-- Start INFORMATION SUPPLIED --

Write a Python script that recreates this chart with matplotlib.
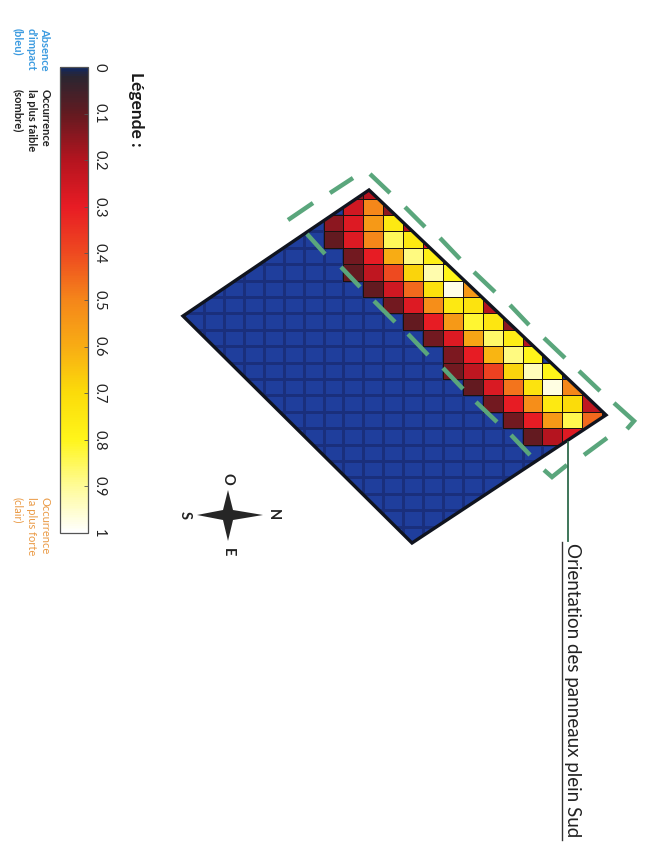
import numpy as np
import matplotlib
matplotlib.use('Agg')
import matplotlib.pyplot as plt
from matplotlib.collections import LineCollection
from matplotlib.colors import LinearSegmentedColormap, Normalize
from matplotlib.patches import Polygon
from matplotlib.cm import ScalarMappable

plt.rcParams['font.family'] = ['Lato', 'DejaVu Sans']

# occurrence values, one list per row of the grid: first column, then values
first_col = [8, 8, 7, 7, 8, 8, 9, 10, 11, 12, 13, 13, 14, 15, 16, 17]
occurrence = [
    [.15, .2],
    [.25, .5, .15],
    [.15, .28, .55, .75, .2],
    [.1, .28, .5, .85, .75, .3],
    [.12, .3, .6, .88, .78],
    [.1, .22, .4, .68, .92, .8],
    [.1, .25, .45, .72, .98, .55],
    [.12, .28, .52, .75, .73, .2],
    [.1, .3, .55, .82, .74, .15],
    [.12, .28, .58, .86, .77, .2],
    [.13, .3, .62, .88, .8],
    [.12, .22, .38, .68, .93, .8],
    [.1, .27, .47, .73, .97, .5],
    [.12, .3, .52, .75, .7, .22],
    [.12, .3, .55, .84, .45],
    [.1, .2, .28],
]
n_cols = 22
n_rows = 23

cb_ticks = [0, .1, .2, .3, .4, .5, .6, .7, .8, .9, 1]
cb_labels = ['0', '0.1', '0.2', '0.3', '0.4', '0.5', '0.6', '0.7', '0.8', '0.9', '1']

colors = [(0, '#12285e'), (.02, '#2b2530'), (.1, '#641a20'), (.2, '#b5141f'), (.3, '#e81c24'),
          (.4, '#ee4a20'), (.5, '#f5861a'), (.6, '#f8ac14'), (.7, '#fbdc0a'), (.8, '#fff51a'),
          (.9, '#fffb96'), (1, '#ffffff')]
cmap = LinearSegmentedColormap.from_list('occ', colors)
norm = Normalize(0, 1)

W, H = 645, 858
fig = plt.figure(figsize=(W / 100, H / 100), dpi=100)
ax = fig.add_axes([0, 0, 1, 1])
ax.set_xlim(0, W)
ax.set_ylim(H, 0)
ax.axis('off')

# grid
xe = 184.2 + 19.9 * np.arange(n_cols + 1)
ye = 182.2 + 16.4 * np.arange(n_rows + 1)

corners = [(369, 190), (606, 415), (412, 543), (183, 316)]
clip = Polygon(corners, closed=True, transform=ax.transData, fc='none', ec='none')
ax.add_patch(clip)

blue_cmap = LinearSegmentedColormap.from_list('b', ['#1f3e9c', '#1f3e9c'])
m1 = ax.pcolormesh(xe, ye, np.zeros((n_rows, n_cols)), cmap=blue_cmap, edgecolors='#1a2f7c', linewidth=0.8)
m1.set_clip_path(clip)
# one mesh per row so only the cells with a value get the dark edges
for r, (c0, vals) in enumerate(zip(first_col, occurrence)):
    m = ax.pcolormesh(xe[c0:c0 + len(vals) + 1], ye[r:r + 2], [vals], cmap=cmap, norm=norm,
                      edgecolors='#1a1210', linewidth=0.65)
    m.set_clip_path(clip)
ax.add_patch(Polygon(corners, closed=True, fc='none', ec='#10141f', lw=2.4, joinstyle='miter'))

# dashed green frame
frame_dashes = [
    [(288, 220), (313, 203)], [(330, 193), (353, 178)],
    [(370, 174), (390, 193)], [(405, 207), (425, 227)], [(440, 238), (460, 259)],
    [(474, 272), (495, 292)], [(510, 305), (529, 325)], [(544, 338), (565, 358)],
    [(579, 371), (600, 391)], [(614, 403), (634, 421), (627, 429)],
    [(607, 438), (584, 455)], [(567, 465), (552, 477), (544, 470)],
    [(530, 455), (511, 435)], [(497, 422), (476, 402)], [(463, 389), (443, 368)],
    [(428, 355), (408, 334)], [(395, 322), (374, 301)], [(360, 287), (341, 267)],
    [(325, 254), (307, 234)],
]
ax.add_collection(LineCollection(frame_dashes, colors='#5aa67c', linewidths=3.2, capstyle='butt', joinstyle='miter'))

# pointer and label
ax.plot([568, 568], [442, 541], color='#2f6b4c', lw=1.3)
ax.text(572, 690, 'Orientation des panneaux plein Sud', rotation=270, ha='center', va='center',
        fontsize=13.5, color='#222222')
ax.plot([562, 562], [542, 840], color='#333333', lw=1.0)

# compass
cx, cy = 228, 515
ax.add_patch(Polygon([(cx, 490), (cx + 5, cy - 5), (263, cy), (cx + 5, cy + 5), (cx, 541),
                      (cx - 5, cy + 5), (197, cy), (cx - 5, cy - 5)], closed=True, fc='#262626', ec='none'))
for x, y, s in [(228, 479, 'O'), (273, 515, 'N'), (185, 515, 'S'), (228, 552, 'E')]:
    ax.text(x, y, s, rotation=270, ha='center', va='center', fontsize=10.5, fontweight='bold', color='#222222')

# legend texts
ax.text(136, 72, 'Légende :', rotation=270, ha='center', va='top', fontsize=12.5, fontweight='bold', color='#1a1a1a')
for x, s in [(45, 'Occurrence'), (31, 'la plus faible'), (18, '(sombre)')]:
    ax.text(x, 89, s, rotation=270, ha='center', va='top', fontsize=8, fontweight='bold', color='#222222')
for x, s in [(45, 'Absence'), (31, "d'impact"), (18, '(bleu)')]:
    ax.text(x, 28, s, rotation=270, ha='center', va='top', fontsize=8, fontweight='bold', color='#3c9be0')
for x, s in [(45, 'Occurrence'), (31, 'la plus forte'), (18, '(clair)')]:
    ax.text(x, 497, s, rotation=270, ha='center', va='top', fontsize=8, color='#ea9a45')

# colorbar
cax = fig.add_axes([60 / W, 1 - 533 / H, 28 / W, 466 / H])
cb = fig.colorbar(ScalarMappable(norm=norm, cmap=cmap), cax=cax, ticks=cb_ticks)
cax.invert_yaxis()
cb.ax.set_yticklabels(cb_labels, rotation=270, va='center', ha='center', fontsize=10.5, color='#222222')
cb.ax.tick_params(axis='y', direction='in', length=3, width=0.6, color='#555555', pad=8)
cb.outline.set_edgecolor('#555555')
cb.outline.set_linewidth(0.9)

fig.savefig('out.png', dpi=100)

-- End INFORMATION SUPPLIED --

DO THIS >> In the data above, please extract the lines from the first one through the line with "plt.rcParams['font.family'] = ['Lato', 'DejaVu", exactly, and keep pictures out.

OUTPUT FOR THIS TASK >>
Write a Python script that recreates this chart with matplotlib.
import numpy as np
import matplotlib
matplotlib.use('Agg')
import matplotlib.pyplot as plt
from matplotlib.collections import LineCollection
from matplotlib.colors import LinearSegmentedColormap, Normalize
from matplotlib.patches import Polygon
from matplotlib.cm import ScalarMappable

plt.rcParams['font.family'] = ['Lato', 'DejaVu Sans']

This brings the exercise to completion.